The problem with most schools of thought on art and literature is that they are reductive. The pragmatic view reduces art to the reaction of the audience, the expressivist view to the feelings of the artist, and the objective view to the work of art by itself outside of any context.
It could be argued that the mimetic view, too, is reductive, since it emphasizes one of the four elements of art (universe over art, artist, and audience). Of these elements, the universe is the most essential. The artist could exist without the work, and the audience without the work—the work could even exist apart from the artist and the audience. Things other than art can express the feelings of a person, and things other than art can please people, but only art does these things through imitation.
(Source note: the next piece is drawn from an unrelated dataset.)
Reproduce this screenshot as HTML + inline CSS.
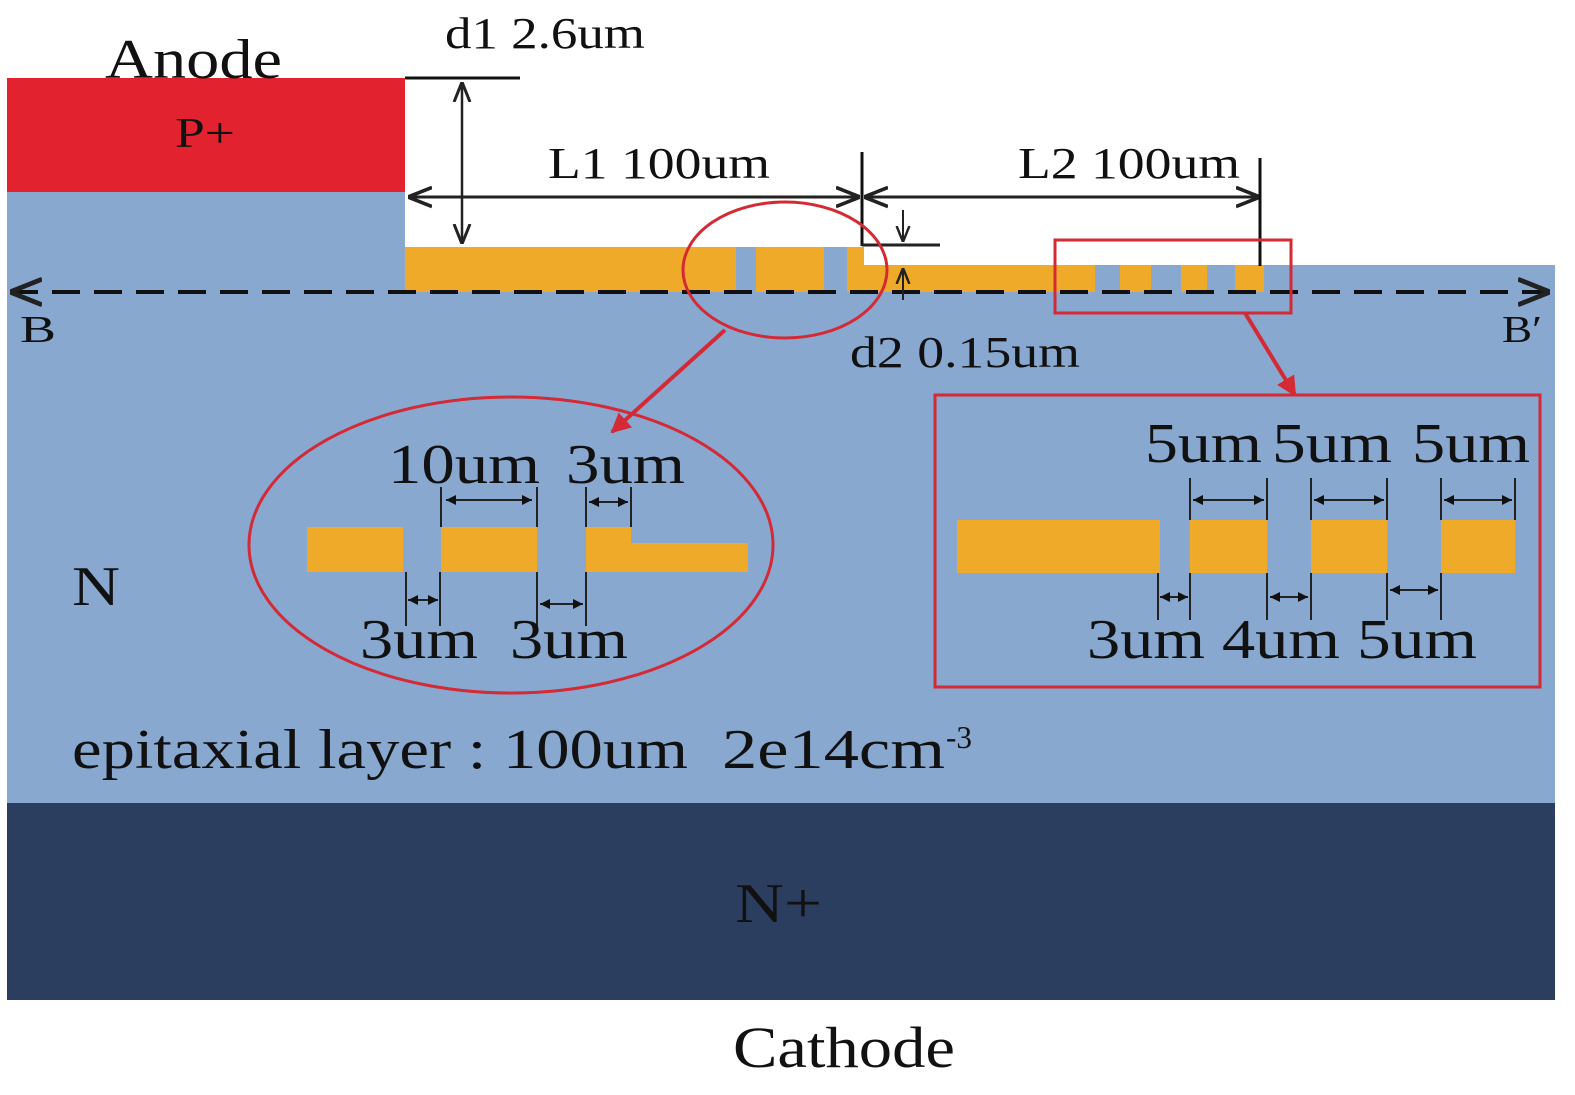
<!DOCTYPE html>
<html><head><meta charset="utf-8"><style>
body{margin:0;background:#fff}
svg{display:block}
text{font-family:"Liberation Serif",serif;fill:#111}
</style></head><body>
<svg width="1575" height="1095" viewBox="0 0 1575 1095" xmlns="http://www.w3.org/2000/svg">
<defs>
<marker id="a" viewBox="0 0 10 10" refX="10" refY="5" markerWidth="8" markerHeight="8" orient="auto-start-reverse"><path d="M0,1 L10,5 L0,9" fill="none" stroke="#222" stroke-width="1.5"/></marker>
<marker id="s" viewBox="0 0 10 10" refX="10" refY="5" markerWidth="5" markerHeight="5" orient="auto-start-reverse"><path d="M0,0 L10,5 L0,10z" fill="#111"/></marker>
<marker id="r" viewBox="0 0 10 10" refX="9" refY="5" markerWidth="5" markerHeight="5" orient="auto"><path d="M0,0 L10,5 L0,10z" fill="#d42a35"/></marker>
</defs>
<rect x="7" y="192" width="1548" height="611" fill="#88a8d0"/>
<rect x="405" y="192" width="1150" height="73" fill="#fff"/>
<rect x="7" y="78" width="398" height="114" fill="#e3222f"/>
<rect x="7" y="803" width="1548" height="197" fill="#2c3e60"/>
<rect x="405" y="247" width="331" height="45" fill="#eeaa28"/>
<rect x="736" y="247" width="20" height="45" fill="#88a8d0"/>
<rect x="756" y="247" width="68" height="45" fill="#eeaa28"/>
<rect x="824" y="247" width="23" height="45" fill="#88a8d0"/>
<rect x="847" y="247" width="17" height="45" fill="#eeaa28"/>
<rect x="864" y="265" width="231" height="27" fill="#eeaa28"/>
<rect x="1095" y="265" width="25" height="27" fill="#88a8d0"/>
<rect x="1120" y="265" width="31" height="27" fill="#eeaa28"/>
<rect x="1151" y="265" width="30" height="27" fill="#88a8d0"/>
<rect x="1181" y="265" width="26" height="27" fill="#eeaa28"/>
<rect x="1207" y="265" width="28" height="27" fill="#88a8d0"/>
<rect x="1235" y="265" width="29" height="27" fill="#eeaa28"/>
<rect x="1264" y="265" width="291" height="27" fill="#88a8d0"/>
<line x1="10" y1="292" x2="1550" y2="292" stroke="#111" stroke-width="4" stroke-dasharray="28,14" marker-start="url(#a)" marker-end="url(#a)"/>
<text x="20" y="342" font-size="38" textLength="36" lengthAdjust="spacingAndGlyphs">B</text>
<text x="1502" y="342" font-size="38" textLength="40" lengthAdjust="spacingAndGlyphs">B′</text>
<text x="105" y="78" font-size="56" textLength="177" lengthAdjust="spacingAndGlyphs">Anode</text>
<text x="175" y="147" font-size="42" fill="#333" textLength="60" lengthAdjust="spacingAndGlyphs">P+</text>
<text x="445" y="48" font-size="44" textLength="200" lengthAdjust="spacingAndGlyphs">d1 2.6um</text>
<line x1="405" y1="78" x2="520" y2="78" stroke="#111" stroke-width="3"/>
<line x1="462" y1="82" x2="462" y2="244" stroke="#222" stroke-width="2.5" marker-start="url(#a)" marker-end="url(#a)"/>
<text x="548" y="178" font-size="44" textLength="222" lengthAdjust="spacingAndGlyphs">L1 100um</text>
<text x="1018" y="178" font-size="44" textLength="222" lengthAdjust="spacingAndGlyphs">L2 100um</text>
<line x1="408" y1="197" x2="860" y2="197" stroke="#222" stroke-width="3" marker-start="url(#a)" marker-end="url(#a)"/>
<line x1="864" y1="197" x2="1260" y2="197" stroke="#222" stroke-width="3" marker-start="url(#a)" marker-end="url(#a)"/>
<line x1="862" y1="152" x2="862" y2="246" stroke="#111" stroke-width="3"/>
<line x1="1260" y1="158" x2="1260" y2="266" stroke="#111" stroke-width="3"/>
<line x1="862" y1="245" x2="940" y2="245" stroke="#222" stroke-width="3"/>
<line x1="903" y1="210" x2="903" y2="242" stroke="#222" stroke-width="2" marker-end="url(#a)"/>
<line x1="903" y1="300" x2="903" y2="268" stroke="#222" stroke-width="2" marker-end="url(#a)"/>
<text x="850" y="367" font-size="44" textLength="230" lengthAdjust="spacingAndGlyphs">d2 0.15um</text>
<ellipse cx="785" cy="270" rx="102" ry="68" fill="none" stroke="#d42a35" stroke-width="3"/>
<rect x="1055" y="240" width="236" height="73" fill="none" stroke="#d42a35" stroke-width="3"/>
<line x1="725" y1="330" x2="612" y2="432" stroke="#d42a35" stroke-width="4" marker-end="url(#r)"/>
<line x1="1245" y1="313" x2="1295" y2="395" stroke="#d42a35" stroke-width="4" marker-end="url(#r)"/>
<ellipse cx="511" cy="545" rx="262" ry="148" fill="none" stroke="#d42a35" stroke-width="3"/>
<rect x="307" y="527" width="96" height="45" fill="#eeaa28"/>
<rect x="441" y="527" width="96" height="45" fill="#eeaa28"/>
<rect x="586" y="527" width="45" height="45" fill="#eeaa28"/>
<rect x="631" y="543" width="117" height="29" fill="#eeaa28"/>
<g stroke="#222" stroke-width="2">
<line x1="441" y1="487" x2="441" y2="527"/><line x1="537" y1="487" x2="537" y2="527"/>
<line x1="446" y1="500" x2="532" y2="500" marker-start="url(#s)" marker-end="url(#s)"/>
<line x1="586" y1="487" x2="586" y2="527"/><line x1="631" y1="487" x2="631" y2="527"/>
<line x1="589" y1="502" x2="628" y2="502" marker-start="url(#s)" marker-end="url(#s)"/>
<line x1="406" y1="572" x2="406" y2="626"/><line x1="440" y1="572" x2="440" y2="626"/>
<line x1="408" y1="600" x2="438" y2="600" marker-start="url(#s)" marker-end="url(#s)"/>
<line x1="537" y1="572" x2="537" y2="626"/><line x1="586" y1="572" x2="586" y2="626"/>
<line x1="540" y1="604" x2="583" y2="604" marker-start="url(#s)" marker-end="url(#s)"/>
</g>
<g font-size="56">
<text x="388" y="483" textLength="152" lengthAdjust="spacingAndGlyphs">10um</text>
<text x="566" y="483" textLength="119" lengthAdjust="spacingAndGlyphs">3um</text>
<text x="360" y="658" textLength="118" lengthAdjust="spacingAndGlyphs">3um</text>
<text x="510" y="658" textLength="118" lengthAdjust="spacingAndGlyphs">3um</text>
</g>
<rect x="935" y="395" width="605" height="292" fill="none" stroke="#d42a35" stroke-width="3"/>
<rect x="957" y="520" width="203" height="53" fill="#eeaa28"/>
<rect x="1190" y="520" width="77" height="53" fill="#eeaa28"/>
<rect x="1311" y="520" width="76" height="53" fill="#eeaa28"/>
<rect x="1441" y="520" width="74" height="53" fill="#eeaa28"/>
<g stroke="#222" stroke-width="2">
<line x1="1190" y1="478" x2="1190" y2="520"/><line x1="1267" y1="478" x2="1267" y2="520"/>
<line x1="1193" y1="500" x2="1264" y2="500" marker-start="url(#s)" marker-end="url(#s)"/>
<line x1="1311" y1="478" x2="1311" y2="520"/><line x1="1387" y1="478" x2="1387" y2="520"/>
<line x1="1314" y1="500" x2="1384" y2="500" marker-start="url(#s)" marker-end="url(#s)"/>
<line x1="1441" y1="478" x2="1441" y2="520"/><line x1="1515" y1="478" x2="1515" y2="520"/>
<line x1="1444" y1="500" x2="1512" y2="500" marker-start="url(#s)" marker-end="url(#s)"/>
<line x1="1158" y1="573" x2="1158" y2="620"/><line x1="1190" y1="573" x2="1190" y2="620"/>
<line x1="1160" y1="597" x2="1188" y2="597" marker-start="url(#s)" marker-end="url(#s)"/>
<line x1="1267" y1="573" x2="1267" y2="620"/><line x1="1311" y1="573" x2="1311" y2="620"/>
<line x1="1270" y1="597" x2="1308" y2="597" marker-start="url(#s)" marker-end="url(#s)"/>
<line x1="1387" y1="573" x2="1387" y2="620"/><line x1="1441" y1="573" x2="1441" y2="620"/>
<line x1="1390" y1="590" x2="1438" y2="590" marker-start="url(#s)" marker-end="url(#s)"/>
</g>
<g font-size="56">
<text x="1145" y="462" textLength="117" lengthAdjust="spacingAndGlyphs">5um</text>
<text x="1272" y="462" textLength="120" lengthAdjust="spacingAndGlyphs">5um</text>
<text x="1412" y="462" textLength="118" lengthAdjust="spacingAndGlyphs">5um</text>
<text x="1087" y="658" textLength="118" lengthAdjust="spacingAndGlyphs">3um</text>
<text x="1222" y="658" textLength="118" lengthAdjust="spacingAndGlyphs">4um</text>
<text x="1357" y="658" textLength="120" lengthAdjust="spacingAndGlyphs">5um</text>
<text x="72" y="605" textLength="48" lengthAdjust="spacingAndGlyphs">N</text>
<text x="72" y="768" textLength="616" lengthAdjust="spacingAndGlyphs">epitaxial layer : 100um</text>
<text x="722" y="768" textLength="223" lengthAdjust="spacingAndGlyphs">2e14cm</text>
</g>
<text x="946" y="748" font-size="32" textLength="26" lengthAdjust="spacingAndGlyphs">-3</text>
<text x="735" y="922" font-size="56" fill="#e8e8f0" textLength="87" lengthAdjust="spacingAndGlyphs">N+</text>
<text x="733" y="1067" font-size="58" textLength="222" lengthAdjust="spacingAndGlyphs">Cathode</text>
</svg>
</body></html>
If art did not imitate something, then it wouldn’t be art at all.
In addition, imitation can achieve the stated goals of the other views in a way they themselves do not: The less art imitates something, the less it seems to please people (witness the unpopularity of so-called “public art,” which many times imitates nothing), and the less art imitates something, the less it seems to fully capture the feelings of the artist (which cannot be captured in any non-concrete way).
The world or universe is the only one of the four elements of art that can meaningfully act as the ordering principle for all the rest—although it needs the rest in order to perform its artistic function. If there is to be an emphasis and an ordering principle to art and literature, it should be that thing without which it would not be art, and this is imitation, the element of art that lies at the heart of the classical view.
The world or universe is the only one of the four elements of art that can meaningfully act as the ordering principle for all the rest.